Optimize Your DAW's Freeze and Bounce Workflow for Any Hardware

On any laptop β€” including the highest-spec MacBook Pro β€” large sessions eventually approach CPU limits. Build a systematic freeze and bounce workflow: identify CPU-heavy tracks (synthesizers with high polyphony, convolution reverbs, parallel processing chains), freeze them to audio, and measure the CPU headroom recovered. Document which plugins consume the most CPU per instance in your specific DAW. This discipline makes any laptop perform at a higher effective level and is essential knowledge for professional production on any budget.

Frequently Asked Questions

FAQ Is Mac or PC better for music production?
Mac is generally considered the stronger choice for music production due to Core Audio's low-latency performance, Logic Pro exclusivity, and Apple Silicon's exceptional performance-per-watt efficiency. However, PC offers better value at the budget end and greater hardware flexibility β€” FL Studio and Ableton Live run well on both platforms, so the best choice ultimately depends on your DAW.
FAQ How much RAM do I need for music production?
16GB is the practical minimum for music production in 2026. For producers using heavy orchestral sample libraries (Kontakt, Spitfire Audio), 32GB is a meaningful upgrade.

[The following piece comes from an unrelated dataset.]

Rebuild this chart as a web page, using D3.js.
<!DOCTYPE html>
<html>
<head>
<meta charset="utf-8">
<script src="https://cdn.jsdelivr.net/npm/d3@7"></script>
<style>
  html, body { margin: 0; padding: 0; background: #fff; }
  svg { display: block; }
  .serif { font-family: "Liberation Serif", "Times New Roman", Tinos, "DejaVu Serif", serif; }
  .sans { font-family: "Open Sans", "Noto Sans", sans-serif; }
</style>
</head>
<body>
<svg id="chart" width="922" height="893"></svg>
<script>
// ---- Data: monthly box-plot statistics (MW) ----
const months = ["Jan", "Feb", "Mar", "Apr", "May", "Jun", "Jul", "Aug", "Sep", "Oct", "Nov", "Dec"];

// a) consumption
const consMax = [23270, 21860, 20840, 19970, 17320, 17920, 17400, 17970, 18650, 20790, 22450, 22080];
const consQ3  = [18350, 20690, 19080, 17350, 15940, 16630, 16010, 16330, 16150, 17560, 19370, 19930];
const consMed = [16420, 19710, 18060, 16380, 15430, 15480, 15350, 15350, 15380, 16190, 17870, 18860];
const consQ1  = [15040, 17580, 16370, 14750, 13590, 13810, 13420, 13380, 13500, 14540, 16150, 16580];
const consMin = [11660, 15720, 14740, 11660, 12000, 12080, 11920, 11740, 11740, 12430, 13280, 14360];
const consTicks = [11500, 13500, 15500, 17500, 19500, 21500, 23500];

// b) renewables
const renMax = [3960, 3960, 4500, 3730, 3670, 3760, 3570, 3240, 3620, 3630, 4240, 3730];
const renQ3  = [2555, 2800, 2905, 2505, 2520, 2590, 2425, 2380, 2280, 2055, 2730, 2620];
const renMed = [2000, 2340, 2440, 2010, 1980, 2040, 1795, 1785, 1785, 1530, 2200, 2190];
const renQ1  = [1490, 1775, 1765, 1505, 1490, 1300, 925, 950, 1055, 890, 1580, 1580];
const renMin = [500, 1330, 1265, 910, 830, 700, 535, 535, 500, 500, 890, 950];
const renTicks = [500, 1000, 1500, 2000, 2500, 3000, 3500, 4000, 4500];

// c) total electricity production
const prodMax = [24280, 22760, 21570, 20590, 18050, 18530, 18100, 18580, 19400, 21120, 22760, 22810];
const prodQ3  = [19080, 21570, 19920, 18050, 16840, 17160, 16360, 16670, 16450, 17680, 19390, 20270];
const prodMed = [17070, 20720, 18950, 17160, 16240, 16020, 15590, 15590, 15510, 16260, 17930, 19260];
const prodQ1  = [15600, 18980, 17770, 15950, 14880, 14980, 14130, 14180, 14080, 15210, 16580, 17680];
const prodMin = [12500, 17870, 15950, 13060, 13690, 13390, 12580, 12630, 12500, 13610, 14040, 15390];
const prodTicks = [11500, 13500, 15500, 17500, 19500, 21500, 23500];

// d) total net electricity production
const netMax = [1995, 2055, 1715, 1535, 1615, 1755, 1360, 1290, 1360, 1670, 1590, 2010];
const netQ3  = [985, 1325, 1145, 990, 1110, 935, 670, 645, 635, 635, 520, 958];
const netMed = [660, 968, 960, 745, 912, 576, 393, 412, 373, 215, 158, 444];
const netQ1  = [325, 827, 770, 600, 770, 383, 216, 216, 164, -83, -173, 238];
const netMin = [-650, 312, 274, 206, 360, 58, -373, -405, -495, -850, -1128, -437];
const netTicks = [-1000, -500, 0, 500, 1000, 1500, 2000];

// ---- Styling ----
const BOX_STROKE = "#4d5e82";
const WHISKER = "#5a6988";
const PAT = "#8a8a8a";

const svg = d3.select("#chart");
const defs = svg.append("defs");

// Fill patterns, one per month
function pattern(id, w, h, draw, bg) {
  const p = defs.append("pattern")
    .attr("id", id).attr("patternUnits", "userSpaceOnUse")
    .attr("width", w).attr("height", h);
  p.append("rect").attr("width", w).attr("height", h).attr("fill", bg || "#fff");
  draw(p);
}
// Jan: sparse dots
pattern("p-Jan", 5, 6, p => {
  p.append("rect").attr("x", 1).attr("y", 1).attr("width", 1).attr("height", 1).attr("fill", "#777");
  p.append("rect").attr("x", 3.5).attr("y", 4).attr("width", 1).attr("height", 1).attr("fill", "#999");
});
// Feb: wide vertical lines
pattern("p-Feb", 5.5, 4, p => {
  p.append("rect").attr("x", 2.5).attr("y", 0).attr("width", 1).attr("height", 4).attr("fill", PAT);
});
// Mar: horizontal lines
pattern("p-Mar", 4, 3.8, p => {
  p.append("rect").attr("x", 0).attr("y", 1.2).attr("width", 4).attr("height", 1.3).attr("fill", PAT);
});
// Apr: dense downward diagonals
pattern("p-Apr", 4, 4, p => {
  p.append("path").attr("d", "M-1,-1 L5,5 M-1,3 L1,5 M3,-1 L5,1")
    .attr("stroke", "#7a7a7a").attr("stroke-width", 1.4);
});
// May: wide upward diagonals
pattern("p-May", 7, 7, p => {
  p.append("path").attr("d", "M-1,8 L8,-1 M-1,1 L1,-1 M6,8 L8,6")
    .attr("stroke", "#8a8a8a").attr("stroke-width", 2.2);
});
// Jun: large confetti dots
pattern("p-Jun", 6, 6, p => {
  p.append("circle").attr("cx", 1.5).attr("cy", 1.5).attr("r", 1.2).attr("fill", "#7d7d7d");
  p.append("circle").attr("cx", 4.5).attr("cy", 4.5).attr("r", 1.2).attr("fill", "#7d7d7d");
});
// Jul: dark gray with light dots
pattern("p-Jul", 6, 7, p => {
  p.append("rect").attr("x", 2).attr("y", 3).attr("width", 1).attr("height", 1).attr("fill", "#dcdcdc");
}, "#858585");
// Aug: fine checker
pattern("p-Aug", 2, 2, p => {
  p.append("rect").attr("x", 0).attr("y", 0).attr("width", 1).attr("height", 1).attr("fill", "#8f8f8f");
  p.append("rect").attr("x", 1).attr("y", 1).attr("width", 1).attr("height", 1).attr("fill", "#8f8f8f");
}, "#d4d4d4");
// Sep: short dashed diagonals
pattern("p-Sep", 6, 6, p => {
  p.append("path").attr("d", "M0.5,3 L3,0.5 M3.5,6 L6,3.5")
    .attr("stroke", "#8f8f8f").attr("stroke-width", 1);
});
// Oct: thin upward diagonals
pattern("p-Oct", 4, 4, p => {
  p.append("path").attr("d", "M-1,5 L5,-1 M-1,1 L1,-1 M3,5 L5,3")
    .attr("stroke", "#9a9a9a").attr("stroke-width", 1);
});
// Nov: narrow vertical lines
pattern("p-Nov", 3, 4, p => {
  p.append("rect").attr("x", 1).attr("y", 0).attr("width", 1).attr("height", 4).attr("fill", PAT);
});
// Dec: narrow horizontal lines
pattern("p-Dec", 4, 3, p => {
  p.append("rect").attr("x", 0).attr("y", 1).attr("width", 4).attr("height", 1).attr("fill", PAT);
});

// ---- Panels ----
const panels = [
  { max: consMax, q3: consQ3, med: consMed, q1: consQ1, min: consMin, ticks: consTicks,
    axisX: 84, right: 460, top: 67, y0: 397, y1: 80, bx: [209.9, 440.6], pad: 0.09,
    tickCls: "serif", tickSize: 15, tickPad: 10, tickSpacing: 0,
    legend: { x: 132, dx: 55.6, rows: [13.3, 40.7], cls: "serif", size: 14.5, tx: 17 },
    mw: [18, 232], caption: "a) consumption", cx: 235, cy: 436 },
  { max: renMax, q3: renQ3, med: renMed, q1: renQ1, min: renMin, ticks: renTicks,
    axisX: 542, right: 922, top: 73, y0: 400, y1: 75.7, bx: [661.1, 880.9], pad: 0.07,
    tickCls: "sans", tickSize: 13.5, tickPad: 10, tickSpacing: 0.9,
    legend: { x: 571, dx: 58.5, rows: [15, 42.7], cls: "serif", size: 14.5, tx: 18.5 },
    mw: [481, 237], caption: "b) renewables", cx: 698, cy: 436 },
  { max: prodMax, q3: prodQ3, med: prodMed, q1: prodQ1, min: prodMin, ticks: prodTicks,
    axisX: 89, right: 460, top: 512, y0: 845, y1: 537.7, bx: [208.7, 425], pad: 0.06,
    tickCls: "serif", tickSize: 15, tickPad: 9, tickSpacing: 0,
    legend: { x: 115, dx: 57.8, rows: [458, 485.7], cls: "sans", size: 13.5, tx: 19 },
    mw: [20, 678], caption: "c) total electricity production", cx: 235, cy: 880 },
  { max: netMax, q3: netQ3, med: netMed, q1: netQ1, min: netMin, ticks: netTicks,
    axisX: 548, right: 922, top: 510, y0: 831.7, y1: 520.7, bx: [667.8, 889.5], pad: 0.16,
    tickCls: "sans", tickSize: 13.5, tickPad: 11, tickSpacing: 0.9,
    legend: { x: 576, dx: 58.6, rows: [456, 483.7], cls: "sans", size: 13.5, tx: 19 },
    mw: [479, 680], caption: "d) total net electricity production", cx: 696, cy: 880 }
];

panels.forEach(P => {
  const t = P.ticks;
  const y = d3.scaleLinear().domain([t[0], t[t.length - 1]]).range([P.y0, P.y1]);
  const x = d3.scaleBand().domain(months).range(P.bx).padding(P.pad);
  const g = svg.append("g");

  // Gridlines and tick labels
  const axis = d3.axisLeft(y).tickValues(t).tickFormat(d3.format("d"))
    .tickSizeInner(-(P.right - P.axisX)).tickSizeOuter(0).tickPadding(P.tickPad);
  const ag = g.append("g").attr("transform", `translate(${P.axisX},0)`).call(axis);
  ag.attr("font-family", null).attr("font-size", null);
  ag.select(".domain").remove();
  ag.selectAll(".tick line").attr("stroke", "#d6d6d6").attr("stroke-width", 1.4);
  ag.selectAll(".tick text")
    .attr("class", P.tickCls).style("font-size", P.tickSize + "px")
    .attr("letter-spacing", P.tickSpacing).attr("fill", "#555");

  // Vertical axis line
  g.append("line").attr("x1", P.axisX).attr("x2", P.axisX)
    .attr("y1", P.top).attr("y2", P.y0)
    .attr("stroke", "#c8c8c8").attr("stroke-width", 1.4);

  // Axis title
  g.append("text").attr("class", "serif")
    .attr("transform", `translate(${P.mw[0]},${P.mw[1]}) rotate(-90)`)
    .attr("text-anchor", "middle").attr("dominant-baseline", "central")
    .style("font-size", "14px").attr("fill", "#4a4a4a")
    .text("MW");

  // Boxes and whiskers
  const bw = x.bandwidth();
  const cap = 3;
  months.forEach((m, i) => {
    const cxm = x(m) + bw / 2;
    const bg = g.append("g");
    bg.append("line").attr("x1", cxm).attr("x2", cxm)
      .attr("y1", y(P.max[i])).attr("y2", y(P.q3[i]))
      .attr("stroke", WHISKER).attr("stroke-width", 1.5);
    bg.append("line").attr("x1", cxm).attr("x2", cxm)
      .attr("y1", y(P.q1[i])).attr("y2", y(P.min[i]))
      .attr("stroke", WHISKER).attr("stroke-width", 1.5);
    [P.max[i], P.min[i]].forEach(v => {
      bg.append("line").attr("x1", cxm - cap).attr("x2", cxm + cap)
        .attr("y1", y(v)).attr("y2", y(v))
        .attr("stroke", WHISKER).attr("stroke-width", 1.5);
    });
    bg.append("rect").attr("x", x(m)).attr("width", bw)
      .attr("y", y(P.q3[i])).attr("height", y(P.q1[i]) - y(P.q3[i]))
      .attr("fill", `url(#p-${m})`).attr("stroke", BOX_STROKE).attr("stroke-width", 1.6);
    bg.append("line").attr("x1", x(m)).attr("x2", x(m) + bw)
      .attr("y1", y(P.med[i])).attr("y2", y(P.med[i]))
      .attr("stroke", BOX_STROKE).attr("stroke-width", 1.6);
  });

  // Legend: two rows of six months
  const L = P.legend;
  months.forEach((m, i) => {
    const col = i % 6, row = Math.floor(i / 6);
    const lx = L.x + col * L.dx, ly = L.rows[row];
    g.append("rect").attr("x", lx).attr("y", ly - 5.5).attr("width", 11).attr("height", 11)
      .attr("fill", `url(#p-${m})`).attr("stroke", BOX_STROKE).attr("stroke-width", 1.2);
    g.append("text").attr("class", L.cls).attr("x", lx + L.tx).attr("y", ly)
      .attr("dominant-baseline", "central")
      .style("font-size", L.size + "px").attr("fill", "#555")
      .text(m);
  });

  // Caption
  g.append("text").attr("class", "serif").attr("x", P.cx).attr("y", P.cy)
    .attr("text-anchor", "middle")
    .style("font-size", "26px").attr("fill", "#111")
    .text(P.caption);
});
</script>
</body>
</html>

Apple's unified memory architecture means 16GB on an M-series Mac performs more efficiently than 16GB on most Windows machines for audio workloads.

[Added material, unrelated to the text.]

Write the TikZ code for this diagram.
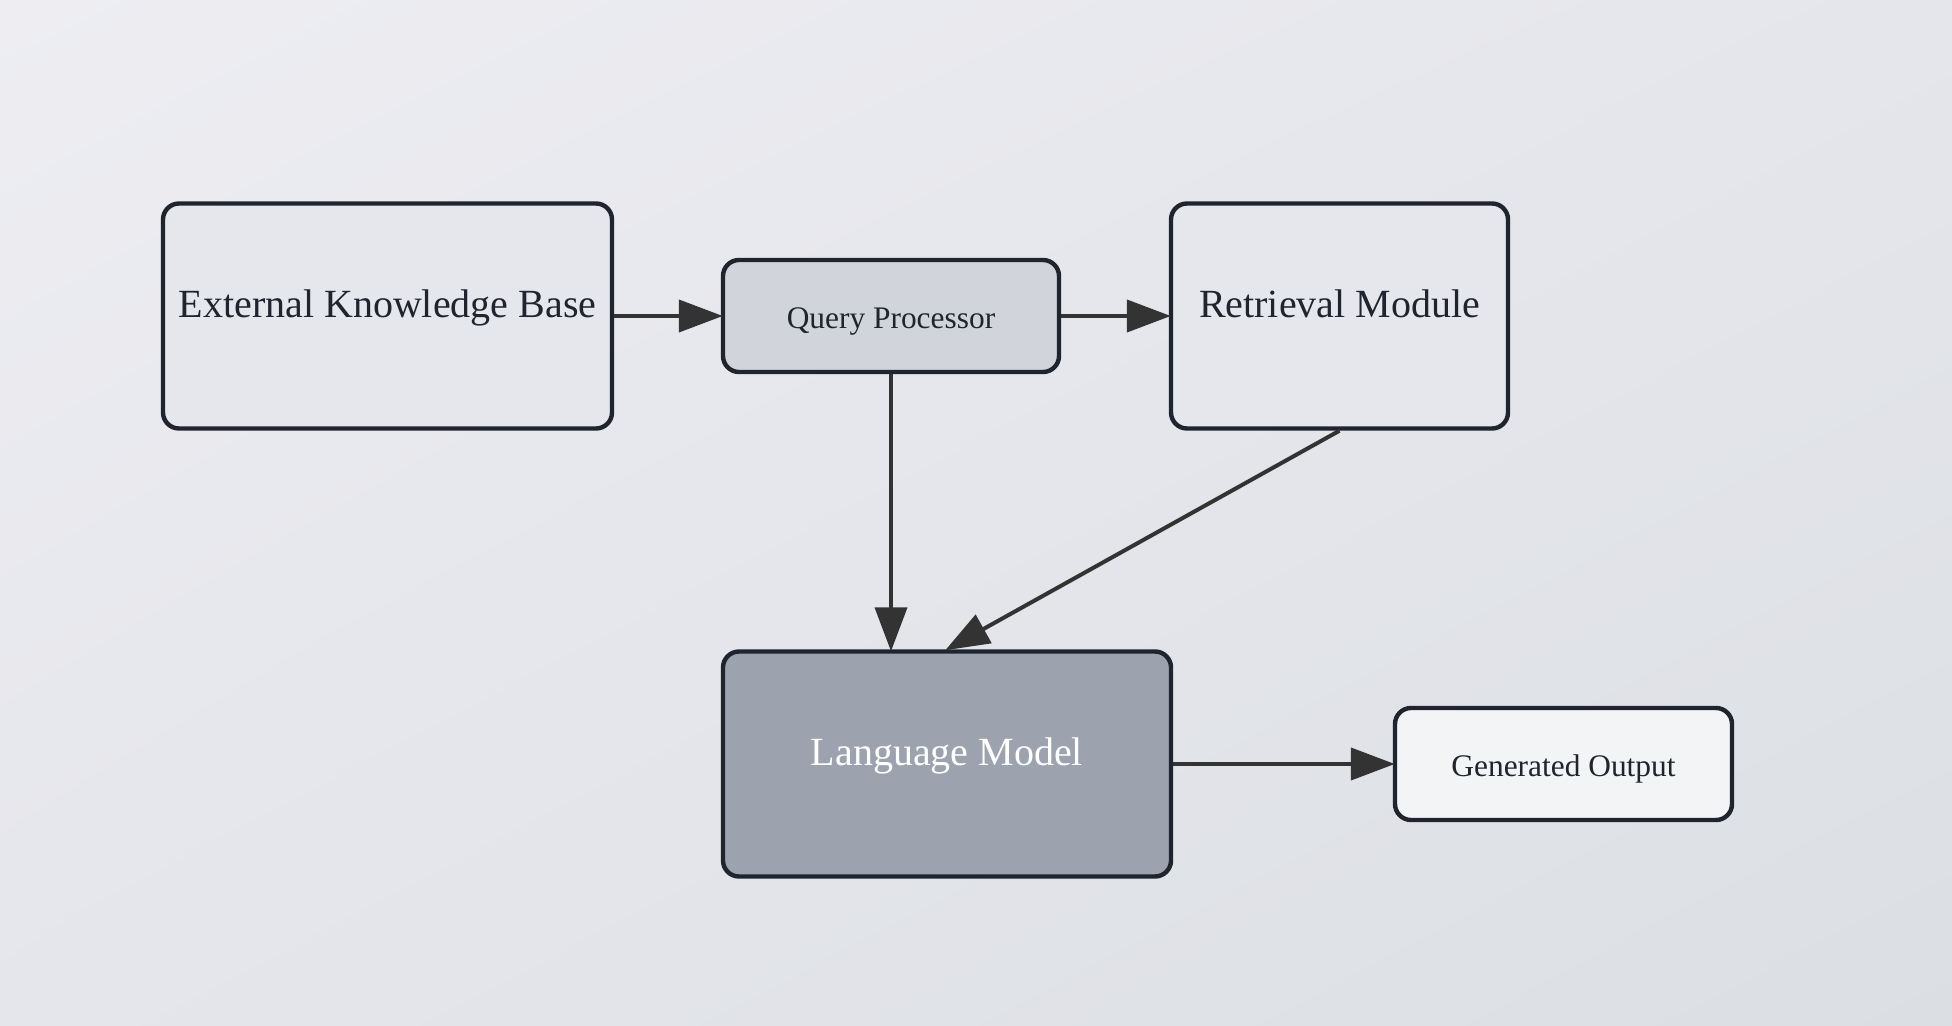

FAQ What CPU is best for music production?
Apple Silicon (M4, M4 Pro) is the best CPU for music production laptops in 2026 due to its high single-core performance, efficient multi-core processing, and near-silent operation. For Windows, AMD Ryzen 7 and Intel Core Ultra 7 processors are strong performers. Single-core performance matters most for synthesizer plugins; multi-core matters for large mix sessions.

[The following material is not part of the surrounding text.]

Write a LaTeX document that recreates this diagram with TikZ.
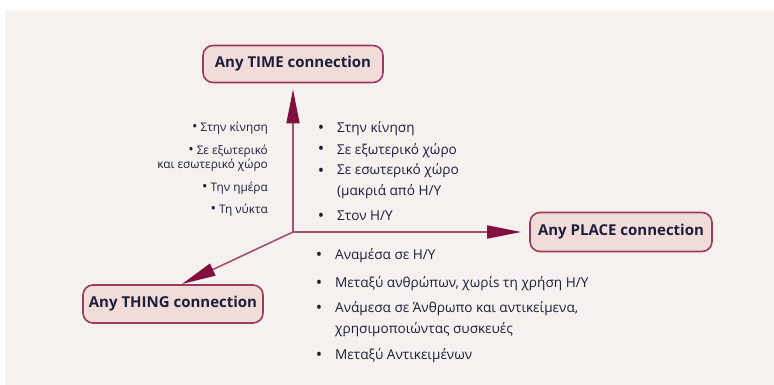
\documentclass[tikz,border=0pt]{standalone}
\usepackage{fontspec}
\setmainfont{Open Sans}
\usetikzlibrary{arrows.meta}
\definecolor{paper}{HTML}{F5F1EE}
\definecolor{boxfill}{HTML}{F0DDD9}
\definecolor{boxdraw}{HTML}{9C3A60}
\definecolor{shaft}{HTML}{A4506F}
\definecolor{head}{HTML}{82103F}
\definecolor{ink}{HTML}{1E1E3C}
% slightly heavier bullet for the short left-hand list
\newcommand\leftbullet{{\fontsize{14.5}{13}\selectfont •}}
\begin{document}
\begin{tikzpicture}[x=1pt,y=-1pt,
  concept/.style={draw=boxdraw, line width=1.6pt, fill=boxfill, rounded corners=10pt,
    minimum width=180pt, minimum height=37pt, inner sep=2pt,
    font=\bfseries\fontsize{15}{17}\selectfont, text=ink},
  axis/.style={draw=shaft, line width=1.6pt, -{Triangle[length=34pt,width=13pt,color=head]}},
  item/.style={inner sep=0pt, font=\fontsize{13.6}{16}\selectfont, text=ink},
  small/.style={inner sep=0pt, font=\fontsize{11.8}{13}\selectfont, text=ink},
  dot/.style={inner sep=0pt, anchor=base, font=\fontsize{17}{17}\selectfont, text=ink},
  lefttext/.style={small, anchor=base east},
  righttext/.style={item, anchor=base west},
]
\useasboundingbox (0,0) rectangle (774,385);
\fill[white] (0,0) rectangle (774,385);
\fill[paper] (5,11) rectangle (774,385);

% the three concepts
\node[concept] (time)  at (293,64)  {Any TIME connection};
\node[concept, minimum width=182pt, minimum height=39pt] (place) at (621,232) {Any PLACE connection};
\node[concept, minimum height=38pt] (thing) at (173,304) {Any THING connection};

% axes from the common origin
\coordinate (o) at (293,232);
\coordinate (thingtip) at (182,284);
\draw[axis, shorten >=6pt] (o) -- (time.south);
\draw[axis, shorten >=8pt] (o) -- (place.west);
\draw[axis] (o) -- (thingtip);

% time list (left of the vertical axis)
\node[lefttext] (t1) at (268,132) {\leftbullet\ Στην κίνηση};
\node[lefttext] (t2) at (268,155) {\leftbullet\ Σε εξωτερικό};
\node[lefttext] (t3) at (268,168) {και εσωτερικό χώρο};
\node[lefttext] (t4) at (268,191) {\leftbullet\ Την ημέρα};
\node[lefttext] (t5) at (268,213) {\leftbullet\ Τη νύκτα};

% place list (right of the vertical axis)
\node[dot] (pb1) at (321,134) {•};
\node[righttext] (p1) at (337,133) {Στην κίνηση};
\node[dot] (pb2) at (321,155) {•};
\node[righttext] (p2) at (337,154) {Σε εξωτερικό χώρο};
\node[dot] (pb3) at (321,176) {•};
\node[righttext] (p3) at (337,175) {Σε εσωτερικό χώρο};
\node[righttext] (p3b) at (337,196) {(μακριά από H/Y};
\node[dot] (pb4) at (321,221) {•};
\node[righttext] (p4) at (337,220) {Στον H/Y};

% thing list (below the horizontal axis)
\node[dot] (hb1) at (319,260) {•};
\node[righttext] (h1) at (335,259) {Αναμέσα σε H/Y};
\node[dot] (hb2) at (319,288) {•};
\node[righttext] (h2) at (335,287) {Μεταξύ ανθρώπων, χωρίs τη χρήση H/Y};
\node[dot] (hb3) at (319,313) {•};
\node[righttext] (h3) at (335,312) {Ανάμεσα σε Άνθρωπο και αντικείμενα,};
\node[righttext] (h3b) at (335,333) {χρησιμοποιώντας συσκευές};
\node[dot] (hb4) at (319,360) {•};
\node[righttext] (h4) at (335,359) {Μεταξύ Αντικειμένων};
\end{tikzpicture}
\end{document}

FAQ Can I make music on a budget laptop?
Yes. A Windows laptop with an AMD Ryzen 7 processor, 16GB RAM, and a 512GB SSD can run most DAWs and a solid plugin collection comfortably β€” expect to pay around $899–$999 for a capable budget machine. The MacBook Air M4 at around $1,099 is the best budget option for Mac users and handles most production tasks without fan noise.
FAQ Does RAM or CPU matter more for music production?
CPU single-core performance matters most for synth plugins and effects processing per track, while RAM matters most for sample library loading. For most producers who don't use heavy sample libraries, CPU is the bigger factor. For orchestral composers running large Kontakt or Spitfire templates, RAM becomes equally important.
FAQ What is the best laptop for Ableton Live?
The MacBook Pro M4 is the best laptop for Ableton Live in 2026 β€” Live is fully optimized for Apple Silicon and runs extremely efficiently on M-series chips. For Windows users, any laptop with an Intel Core Ultra 7 or AMD Ryzen 7 and 16GB RAM runs Ableton Live well. The MacBook Air M4 is the best value option for Ableton on a budget.
FAQ What storage size do I need for music production?
512GB is the minimum comfortable storage for a music production laptop. If you use large sample libraries (Kontakt, Spitfire, EastWest), those alone can consume 200–500GB. 1TB internal SSD is the practical recommendation for most producers, supplemented by an external SSD for archiving projects and large sample packs.
FAQ Is the MacBook Air M4 good enough for music production?
Yes. The MacBook Air M4 handles most music production tasks β€” beat-making, vocal recording, mixing sessions with typical plugin loads β€” without issues, and its fanless design produces zero recording noise. Limitations appear with very large orchestral templates or sustained heavy rendering, where the lack of active cooling can cause thermal throttling.